A significant challenge in tumor immunotherapy is tumor resistance whereby a subset of tumors is able to evade T cell detection. Tumors accomplish this by suppressing the production of proteins involved in tumor protein (antigen) processing (called human leukocyte antigen molecules or HLAs) and decreasing presentation of tumor antigens to the immune system.
It is estimated that more than 20%-30% of cancer patients may have tumor cells utilizing this escape mechanism.

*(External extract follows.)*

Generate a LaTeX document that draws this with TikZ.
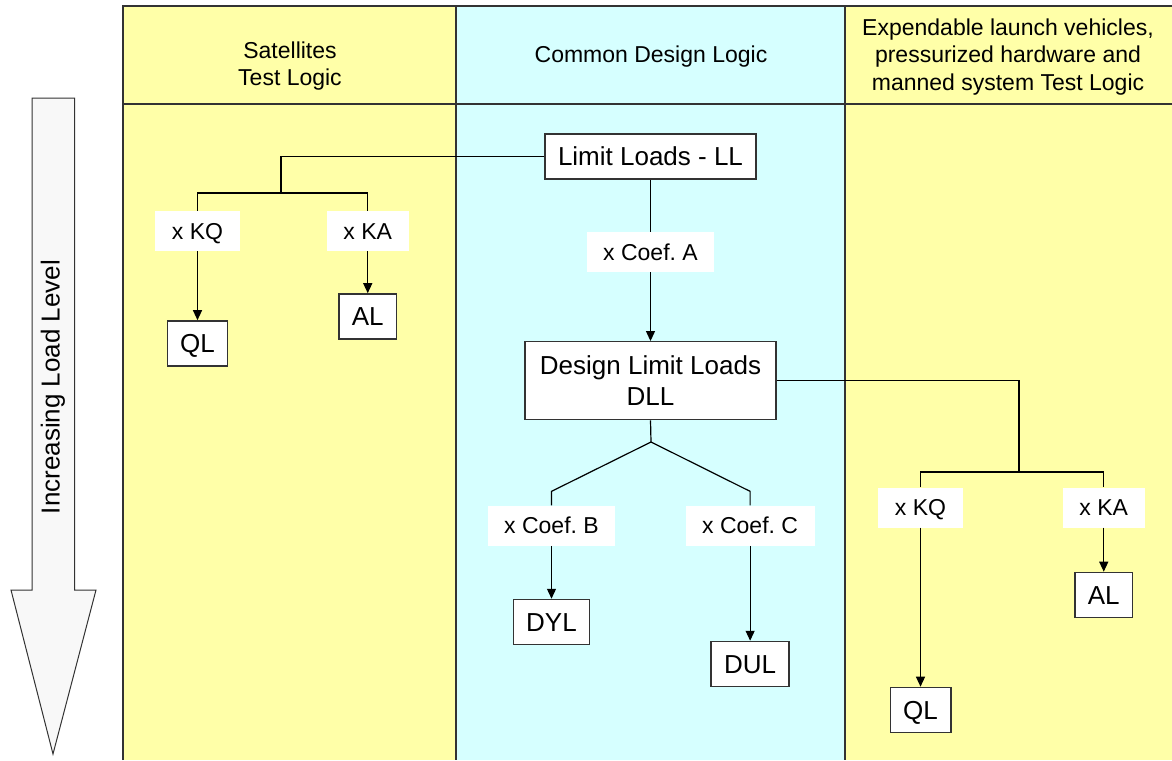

The RDI-STAT Platform: Immuno-STATs with Tumor Associated Antigens
RDI-STATs take advantage of the fact that in some cancers there is a significant presence of cytotoxic CD8+ T effector cells that are not tumor specific but instead recognize viral antigens (such as flu or cytomegalovirus). These can be repurposed to attack the tumor itself.
The RDI-STAT Platform
Signal #1: Includes a viral antigen
Signal#2: Consists of a key immune-stimulant molecule, such as interleukin 2 (IL-2) to enable selective activation of viral-specific T cells. Analogous to Immuno-STATs
Fc backbone: Also analogous to the core framework of Immuno- STATs
scFv: Variable portion of an antibody specific to the Tumor Associated Antigen (TAA) of interest
Mechanism of Action
RDI-STATs Mechanism of Action
RDI-STATs are tethered to a tumor cell via binding to cell-surface antigens (e.g., Trop2, PSMA, mesothelin etc.). This coats the tumor with an RDI-STAT to make it appear like a virally infected cancer cell to the immune system.
The tumor can then be recognized by the anti-viral T cells that become activated by the RDI-STAT IL-2 to kill the tumor cells, including those that have lost HLA expression or the ability to present antigens effectively.